The toughest multiple offer situations are not when there are ten offers on the same house, but when there is only one other offer. Yes, your chances of winning are better with only one other offer on the table, but with several offers, there usually is a pattern. When there are ten offers, you know there will often be a few lowballs, a few decent offers and a few that are exceptional. So, the price will likely land at the high end of the spectrum of market value (or more). If there is one other offer, it could be anything. A lowball offer, a way-over-asking offer. It's hard to tell. A stronger pattern often kicks with the more offers that are put forward.

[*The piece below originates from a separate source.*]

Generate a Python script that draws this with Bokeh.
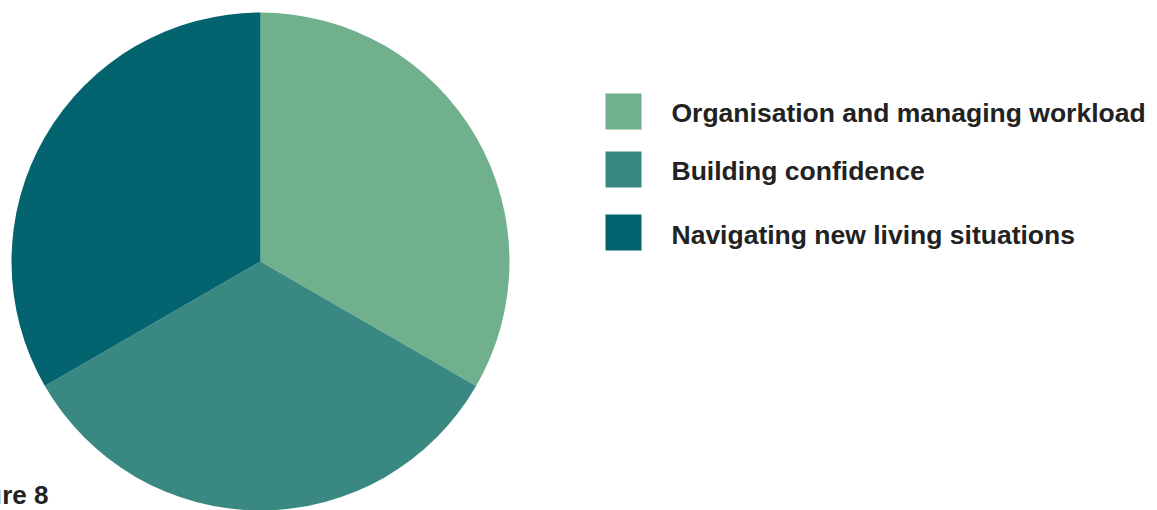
import math
from bokeh.plotting import figure
from bokeh.models import Range1d, ColumnDataSource
from bokeh.core.properties import value
from bokeh.embed import file_html
from bokeh.resources import INLINE

# Data
categories = ["Organisation and managing workload", "Building confidence", "Navigating new living situations"]
values = [1, 1, 1]
colors = ["#71B08D", "#398982", "#03636E"]
caption = "Figure 8"

W, H = 1157, 510
p = figure(width=W, height=H, output_backend="svg", toolbar_location=None,
           x_range=Range1d(0, W), y_range=Range1d(0, H), min_border=0,
           outline_line_color=None)
p.axis.visible = False
p.grid.visible = False
p.background_fill_color = "white"
p.border_fill_color = "white"

def px(x):
    return x

def py(y):
    return H - y

total = sum(values)
starts, ends = [], []
cum = 0
for v in values:
    a0 = math.pi / 2 - cum / total * 2 * math.pi
    cum += v
    a1 = math.pi / 2 - cum / total * 2 * math.pi
    starts.append(a0)
    ends.append(a1)

src = ColumnDataSource(dict(start=starts, end=ends, color=colors, cat=categories))
p.wedge(x=px(260), y=py(261), radius=249, start_angle="start", end_angle="end",
        direction="clock", fill_color="color", line_color=None, source=src)

# Legend
sq_centers = [111, 169, 232]
txt_centers = [112, 170, 234]
p.rect(x=[px(623)] * 3, y=[py(c) for c in sq_centers], width=36, height=36,
       fill_color=colors, line_color=None)
p.text(x=[px(671)] * 3, y=[py(c) for c in txt_centers], text=categories,
       text_font=value("Liberation Sans"), text_font_style="bold",
       text_font_size="26.5px", text_color="#222222", text_baseline="middle",
       text_align="left")

# Caption (partly off-page on the left)
p.text(x=[px(48)], y=[py(494)], text=[caption], text_font=value("Liberation Sans"),
       text_font_style="bold", text_font_size="26px", text_color="#222222",
       text_baseline="middle", text_align="right")

open("out.html", "w").write(file_html(p, INLINE))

Most often, the top price takes the property for sale in the end, but not always. Sometimes it comes down to the sellers, and if they simply like the buyers. Perhaps they identify with them on some level or feel their house needs to be given to the right person, in their minds. Maybe the buyers are going to start a family like the sellers did. Maybe the buyers are their cousin Al's good friend. Maybe the buyer wrote a corny letter to say how they will love the new property as much as they can, more than any other buyer. Don't laugh. This has happened and sadly worked! Of course, it's not always emotional. Perhaps, the top buyer selects a more convenient closing date, the offer is clean, or they put more money down on a deposit that makes the seller feel more secure about the transaction. Price is not always the deciding factor, but it often is.

A shorftall does happen in this day and age thanks to your friends at the bank. Instead of trying to explain it, let me give you an example of how a shortfall works. Let's say you buy a property for $600,000. The bank agrees to give you a mortgage, but decides to send out an appraiser to assess what he or she thinks your property is worth, regardless of what you paid for it. The appraiser crunches some numbers and does their calculation, and determines the property is worth $550,000. This means the bank will only cover for a mortgage based on  the $550,000 price tag the appraiser determined. You would need to cover the $50,000 difference, or the shortfall ($600,000 - $550,000) on your own. Now, appraisers have been known for not always coming in at a reasonable price in my experience. I have seen two different appraiser appraise the same property a week apart with $100,000 difference in worth. They like to think of their appraisals as a kind of science, but there is more subjectivity than you think. Sometimes, if the bank is doing an appraisal, and you think the appraiser is off, you could order  another one. No promise it will be higher, but it may be worth a shot. If you have less than 20% as a down payment, CHMC or Genworth does the appraisal.

With that said, hopefully this advice will make you feel better prepared for multiple offers on the same property. Remember, you don't need to buy a house in a bidding war. It is possible to do it without competing with others. However, if you are ready to put on your helmets and pull out your swords to smite the competition, just make sure you are ready for battle and you understand the rules of the battlefield.